Ein Junkie, ganz klar

Es krachte ganz schrecklich, und mein Mandant war womöglich nicht angeschnallt. Jedenfalls fanden ihn die Rettungskräfte bewusstlos in seinem Auto vor. Der Notarzt war auch da und tat allerlei, um den Kreislauf meines Mandanten zu stabilisieren. Der Arme lag rund eine Woche im Koma. Noch heute leidet er an den Unfallfolgen.

Mein Mandant war noch nicht wieder bei Bewusstsein, als ihn schon die Polizei anschrieb. Nicht wegen des Unfalls, sondern wegen eines Drogendelikts. Meinem Mandanten wurde zur Last gelegt, abhängig zu sein. Er soll Heroin erworben und konsumiert haben.

Ihre Erkenntnisse stützte die Polizei auf zwei Umstände. Einem Beamter, der meinen Mandanten wenige Stunden nach dem Unfall in der Klinik aufsuchte, war aufgefallen, dass ein Unterarm meines Mandanten “Einstichlöcher” aufwies. Das hielt der Polizist in einem Vermerk fest. Viel anderes konnte er auch nicht notieren, denn mein Mandant war ja nicht bei Bewusstsein.

Außerdem ergab die Blutprobe, die etwa zwei Stunden nach dem Unfall abgenommen wurde, “freies Morphin” im Blutkreislauf meines Mandanten. Grund genug für den Beamten, der den Unfall bearbeitete, Nachricht an seine Kollegen vom Drogendezernat zu machen. Nach seiner Auffassung hatte die Polizei zufällig einen Junkie erwischt.

Sehr schnell interessierte sich auch das Straßenverkehrsamt für die Sache und bereitete den Entzug der Fahrerlaubnis vor. Den ganzen Aufwand hätte man sich allerdings sparen können, wenn nur mal jemand die Ermittlungsakte etwas genauer gelesen hätte.
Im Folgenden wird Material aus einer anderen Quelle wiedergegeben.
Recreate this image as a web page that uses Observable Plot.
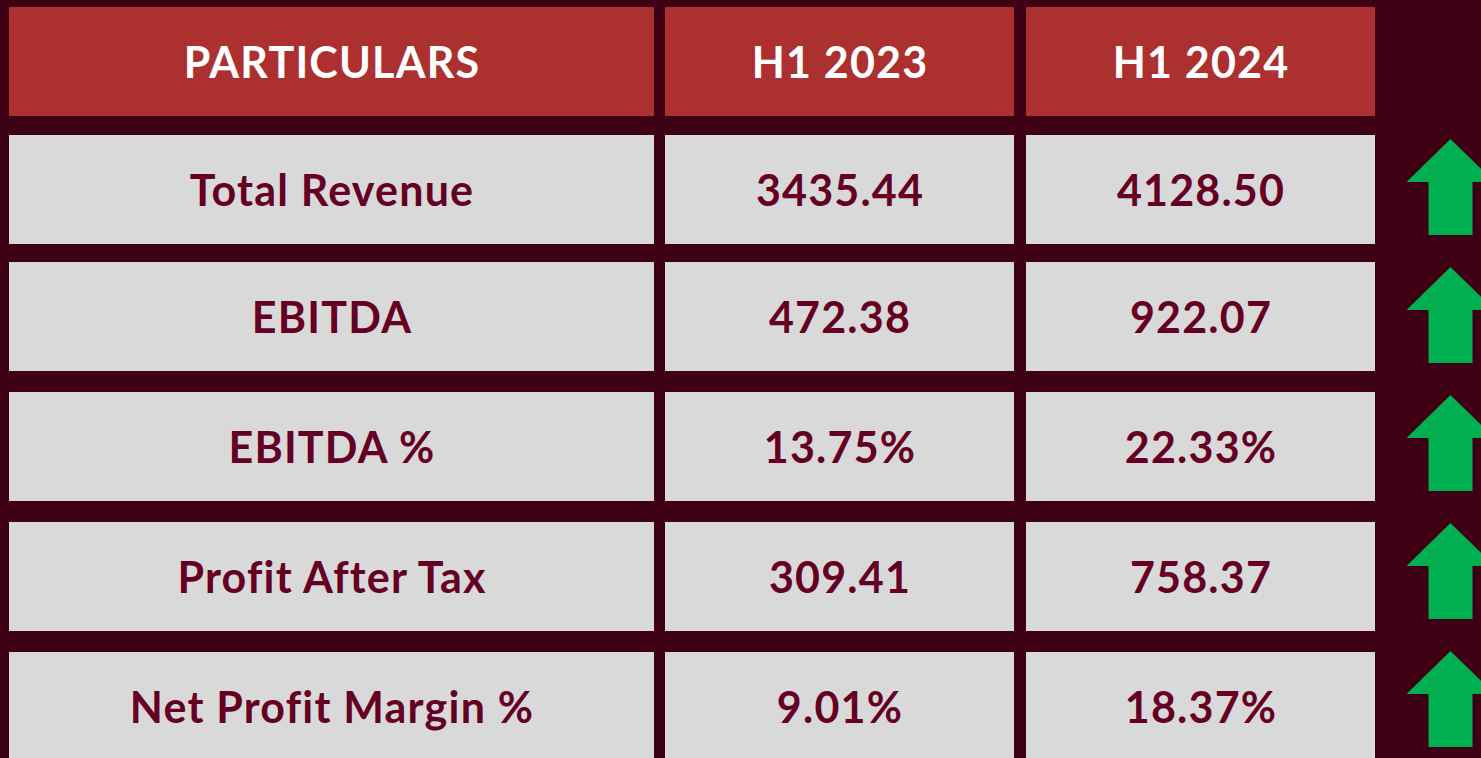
<!DOCTYPE html>
<html>
<head>
<meta charset="utf-8">
<script src="https://cdn.jsdelivr.net/npm/d3@7"></script>
<script src="https://cdn.jsdelivr.net/npm/@observablehq/plot@0.6"></script>
<style>
  html, body { margin: 0; padding: 0; background: #3d0014; overflow: hidden; }
  #chart svg { display: block; }
</style>
</head>
<body>
<div id="chart"></div>
<script>
// ---- data ----
const headers = ["PARTICULARS", "H1 2023", "H1 2024"];
const particulars = ["Total Revenue", "EBITDA", "EBITDA %", "Profit After Tax", "Net Profit Margin %"];
const h1_2023 = [3435.44, 472.38, 13.75, 309.41, 9.01];
const h1_2024 = [4128.50, 922.07, 22.33, 758.37, 18.37];
const isPercent = [false, false, true, false, true];

// ---- layout ----
const W = 1481, H = 758;
const colX = [[9, 654], [665, 1014], [1026, 1375]];
const rowTop = [7, 135, 262, 392, 522, 652];
const rowH = 109;
const arrowX = 1450;
const arrowOffset = [-3, -2, -4, -6, -8];

const fmt = (v, p) => p ? v.toFixed(2) + "%" : v.toFixed(2);

const cells = [];
headers.forEach((h, c) => cells.push({row: 0, col: c, text: h, header: true}));
particulars.forEach((p, i) => {
  cells.push({row: i + 1, col: 0, text: p, header: false});
  cells.push({row: i + 1, col: 1, text: fmt(h1_2023[i], isPercent[i]), header: false});
  cells.push({row: i + 1, col: 2, text: fmt(h1_2024[i], isPercent[i]), header: false});
});

const arrows = particulars.map((p, i) => ({
  row: i + 1,
  up: h1_2024[i] >= h1_2023[i],
  y: rowTop[i + 1] + rowH / 2 + arrowOffset[i]
}));

// custom arrow symbols (fixed pixel geometry)
const arrowUp = {
  draw(ctx) {
    ctx.moveTo(0, -48);
    ctx.lineTo(44, -5);
    ctx.lineTo(22, -5);
    ctx.lineTo(22, 48);
    ctx.lineTo(-22, 48);
    ctx.lineTo(-22, -5);
    ctx.lineTo(-44, -5);
    ctx.closePath();
  }
};
const arrowDown = {
  draw(ctx) {
    ctx.moveTo(0, 48);
    ctx.lineTo(44, 5);
    ctx.lineTo(22, 5);
    ctx.lineTo(22, -48);
    ctx.lineTo(-22, -48);
    ctx.lineTo(-22, 5);
    ctx.lineTo(-44, 5);
    ctx.closePath();
  }
};

const chart = Plot.plot({
  width: W,
  height: H,
  margin: 0,
  style: {background: "#3d0014", fontFamily: "Lato, 'Noto Sans', sans-serif", letterSpacing: "1.2px"},
  x: {type: "linear", domain: [0, W], range: [0, W], axis: null},
  y: {type: "linear", domain: [0, H], range: [0, H], axis: null},
  marks: [
    Plot.rect(cells, {
      x1: d => colX[d.col][0],
      x2: d => colX[d.col][1],
      y1: d => rowTop[d.row],
      y2: d => rowTop[d.row] + rowH,
      fill: d => d.header ? "#ad3030" : "#d9d9d9"
    }),
    Plot.text(cells, {
      x: d => (colX[d.col][0] + colX[d.col][1]) / 2,
      y: d => rowTop[d.row] + rowH / 2,
      dy: 2,
      text: "text",
      fill: d => d.header ? "#ffffff" : "#650024",
      fontSize: 43,
      fontWeight: 700,
      textAnchor: "middle",
      lineAnchor: "middle"
    }),
    Plot.dot(arrows, {
      x: () => arrowX,
      y: "y",
      symbol: d => d.up ? arrowUp : arrowDown,
      fill: d => d.up ? "#00b050" : "#e03030",
      stroke: "none",
      r: 10
    })
  ]
});
document.getElementById("chart").appendChild(chart);
</script>
</body>
</html>
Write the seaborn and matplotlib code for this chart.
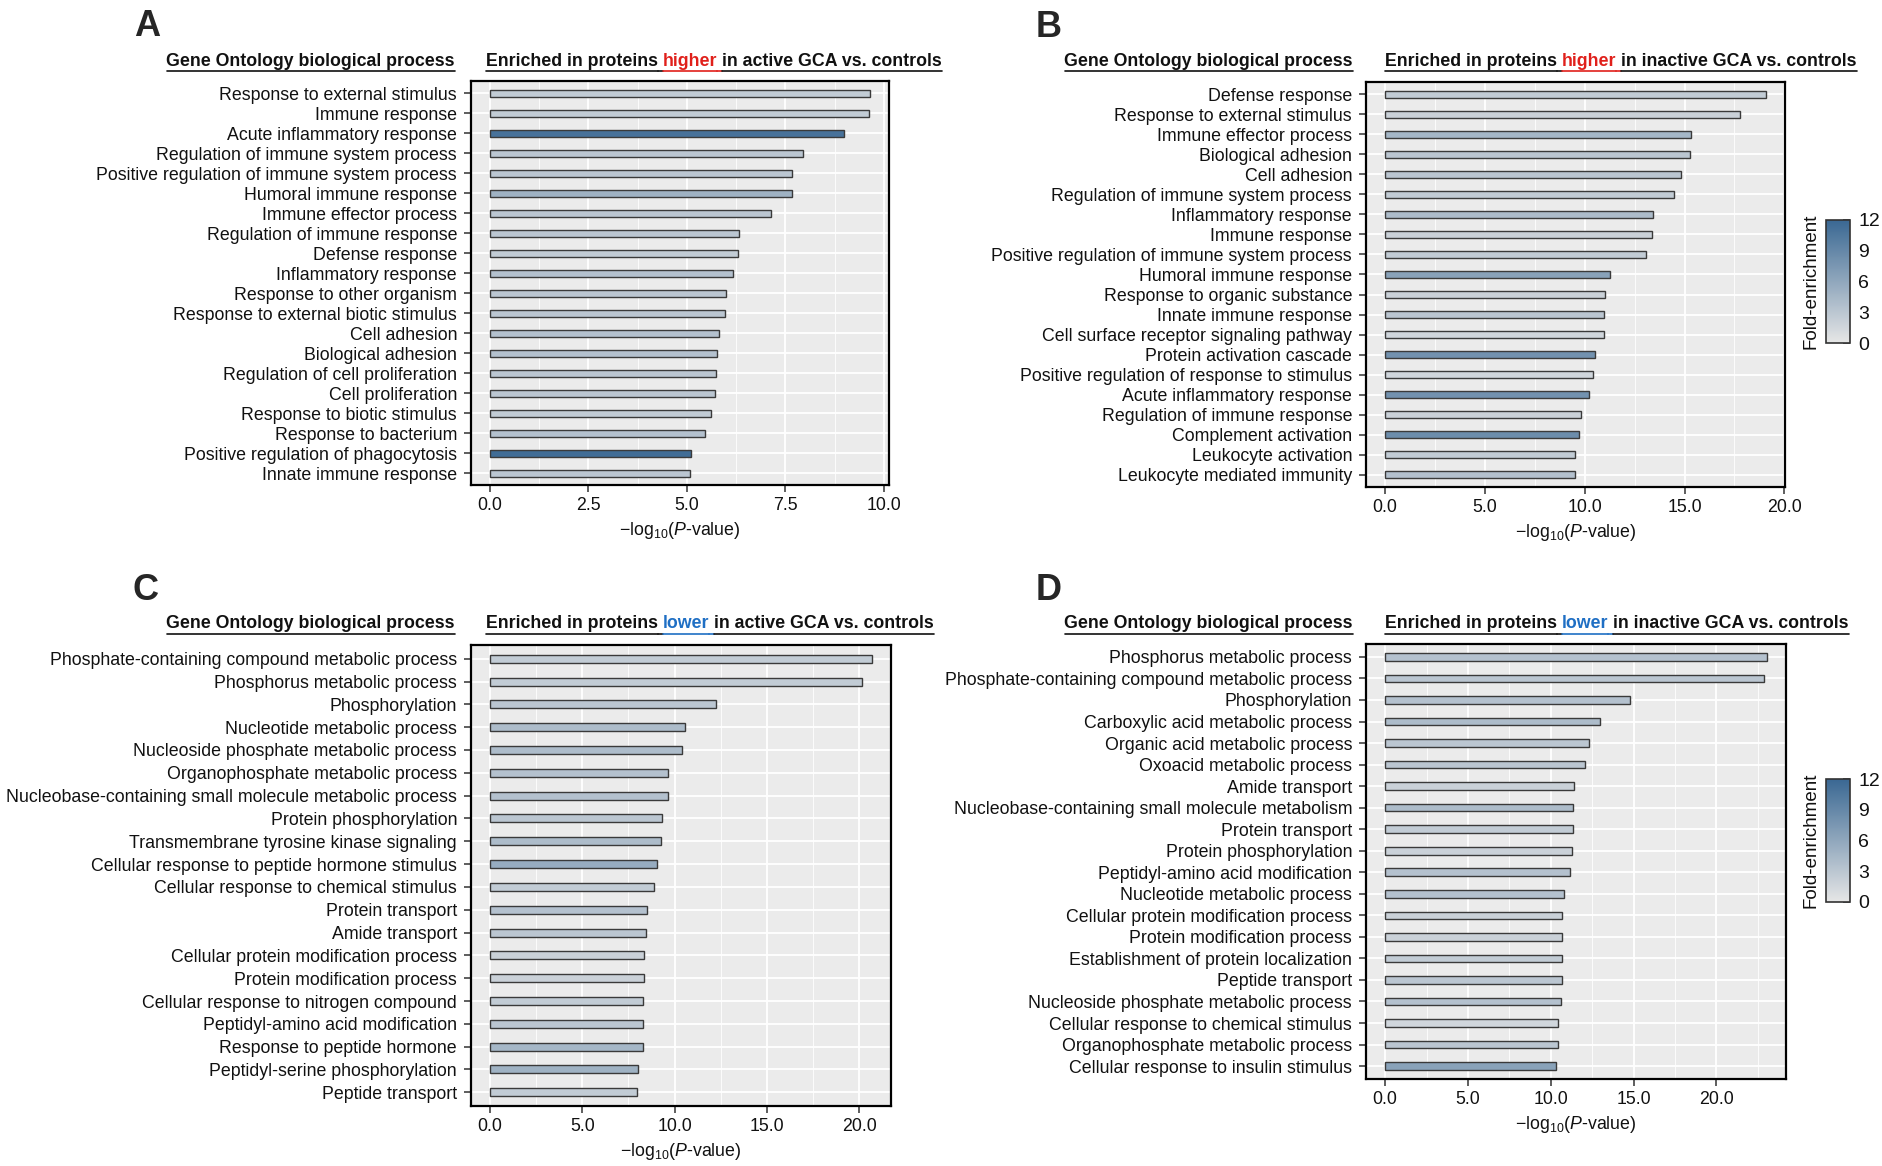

Okay, der Notarzt, der an der Unfallstelle war, hat eine grauenhafte Handschrift. Aber mit etwas Anstrengung kann man seinen Notizen schon entnehmen, dass er Mühe hatte bei meinem Mandanten eine Vene zu finden. Was zwanglos den zerstochenen Unterarm erklärt.

Wenige Zeilen später steht im Notarztbericht noch mehr Interessantes. Nämlich, dass der Doktor meinen Mandanten bis unter die Schädeldecke mit Morphium vollgepumpt hat. Was den Befund “freie Morphine” in der späteren Blutprobe ziemlich zwanglos verständlich macht.

Immerhin hatte der Staatsanwalt, mittels Verteidigungsschrift auf die wahren Umstände hingewiesen, dann später ein Einsehen. Er stellte das Verfahren gegen meinen Mandanten ein. Er schreibt: “Der positive Befund der Blutprobe auf Opiate kann nicht widerlegbar auf die ärztliche Morphin-Gabe am Unfallort zurückgeführt werden.”

Selbst das klingt noch so, als schlüpfe mein Mandant nur mit großem Glück durch die Maschen der Justiz. Wozu passt, dass sich kein kritisches Wort zu dem Umstand findet, dass die Polizei den Notarztbericht schlichtweg nicht gelesen hat.